### REQUIRED WORK
Only the lines from the start of the data to the line containing "plt.rcParams['hatch.linewidth'] = 0.6", both included, should be output, exactly and without pictures.

┏━━

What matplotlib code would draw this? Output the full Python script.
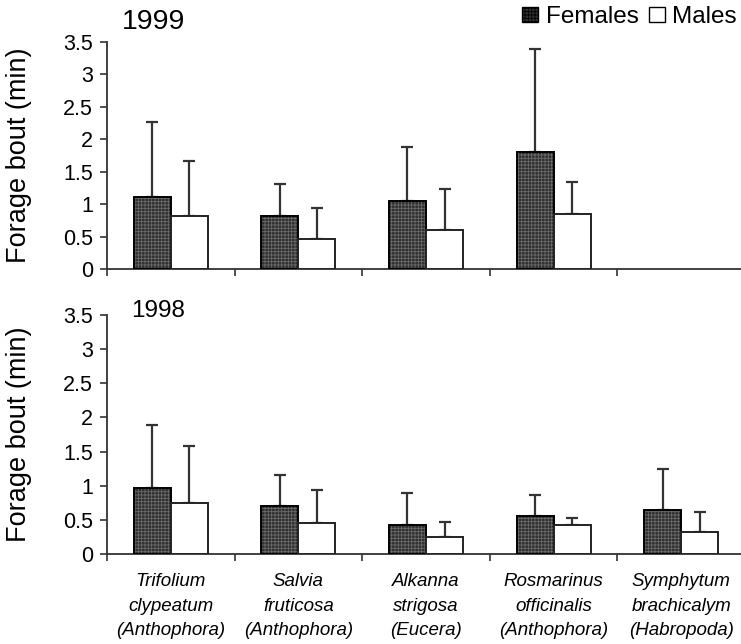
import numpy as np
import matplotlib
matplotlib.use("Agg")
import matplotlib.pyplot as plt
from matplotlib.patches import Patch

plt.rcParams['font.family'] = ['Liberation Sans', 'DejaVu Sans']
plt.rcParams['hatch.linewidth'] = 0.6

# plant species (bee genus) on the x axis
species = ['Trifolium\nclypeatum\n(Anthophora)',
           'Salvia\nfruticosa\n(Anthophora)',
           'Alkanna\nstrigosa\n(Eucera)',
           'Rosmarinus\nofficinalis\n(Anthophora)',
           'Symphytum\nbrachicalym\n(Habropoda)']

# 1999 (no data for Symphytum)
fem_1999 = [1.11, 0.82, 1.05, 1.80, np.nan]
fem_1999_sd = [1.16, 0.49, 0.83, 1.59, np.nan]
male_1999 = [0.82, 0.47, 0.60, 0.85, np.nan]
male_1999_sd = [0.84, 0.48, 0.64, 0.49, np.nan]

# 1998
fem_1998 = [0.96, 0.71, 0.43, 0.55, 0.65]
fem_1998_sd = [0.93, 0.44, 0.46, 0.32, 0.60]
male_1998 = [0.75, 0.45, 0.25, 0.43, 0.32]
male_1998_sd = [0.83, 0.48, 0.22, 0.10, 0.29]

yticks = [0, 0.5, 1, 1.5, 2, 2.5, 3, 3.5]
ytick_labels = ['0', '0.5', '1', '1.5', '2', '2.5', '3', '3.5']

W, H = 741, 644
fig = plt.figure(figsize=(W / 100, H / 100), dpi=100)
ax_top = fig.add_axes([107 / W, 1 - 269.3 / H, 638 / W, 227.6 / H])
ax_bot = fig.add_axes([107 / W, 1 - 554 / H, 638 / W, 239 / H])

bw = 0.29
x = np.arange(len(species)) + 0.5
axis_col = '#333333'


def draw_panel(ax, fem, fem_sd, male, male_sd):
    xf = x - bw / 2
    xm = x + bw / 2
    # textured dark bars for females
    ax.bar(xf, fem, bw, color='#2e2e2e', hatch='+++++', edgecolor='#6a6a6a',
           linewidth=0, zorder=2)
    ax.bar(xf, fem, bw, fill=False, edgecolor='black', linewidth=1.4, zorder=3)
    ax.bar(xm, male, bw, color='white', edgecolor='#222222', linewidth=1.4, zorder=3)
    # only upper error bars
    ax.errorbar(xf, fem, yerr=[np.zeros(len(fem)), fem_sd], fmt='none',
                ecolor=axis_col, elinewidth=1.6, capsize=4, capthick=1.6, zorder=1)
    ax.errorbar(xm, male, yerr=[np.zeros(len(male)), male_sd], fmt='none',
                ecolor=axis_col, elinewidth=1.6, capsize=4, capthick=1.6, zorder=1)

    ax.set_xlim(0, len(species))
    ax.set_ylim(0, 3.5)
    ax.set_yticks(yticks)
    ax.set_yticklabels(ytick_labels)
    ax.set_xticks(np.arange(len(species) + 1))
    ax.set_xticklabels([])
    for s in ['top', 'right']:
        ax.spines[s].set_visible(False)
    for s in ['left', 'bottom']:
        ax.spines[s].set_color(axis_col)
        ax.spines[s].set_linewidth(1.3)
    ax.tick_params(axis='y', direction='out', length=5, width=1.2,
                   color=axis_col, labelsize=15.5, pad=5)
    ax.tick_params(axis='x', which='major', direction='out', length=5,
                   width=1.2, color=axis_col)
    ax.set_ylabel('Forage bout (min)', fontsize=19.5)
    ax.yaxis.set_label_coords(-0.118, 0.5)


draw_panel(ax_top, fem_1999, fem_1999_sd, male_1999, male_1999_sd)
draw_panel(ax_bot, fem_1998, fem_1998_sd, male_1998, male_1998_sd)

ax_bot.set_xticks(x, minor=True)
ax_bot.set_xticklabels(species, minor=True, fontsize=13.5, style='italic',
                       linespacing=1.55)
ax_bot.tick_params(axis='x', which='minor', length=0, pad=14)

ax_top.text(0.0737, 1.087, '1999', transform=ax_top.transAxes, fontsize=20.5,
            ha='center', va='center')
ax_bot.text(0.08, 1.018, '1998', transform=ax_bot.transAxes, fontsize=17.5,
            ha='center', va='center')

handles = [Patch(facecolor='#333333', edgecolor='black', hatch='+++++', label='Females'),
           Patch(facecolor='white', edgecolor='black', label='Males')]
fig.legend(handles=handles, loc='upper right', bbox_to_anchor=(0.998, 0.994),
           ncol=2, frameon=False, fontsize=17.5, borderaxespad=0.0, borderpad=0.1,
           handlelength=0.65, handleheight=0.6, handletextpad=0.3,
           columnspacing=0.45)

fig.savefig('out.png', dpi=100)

┗━━

### WRITTEN RESPONSE
What matplotlib code would draw this? Output the full Python script.
import numpy as np
import matplotlib
matplotlib.use("Agg")
import matplotlib.pyplot as plt
from matplotlib.patches import Patch

plt.rcParams['font.family'] = ['Liberation Sans', 'DejaVu Sans']
plt.rcParams['hatch.linewidth'] = 0.6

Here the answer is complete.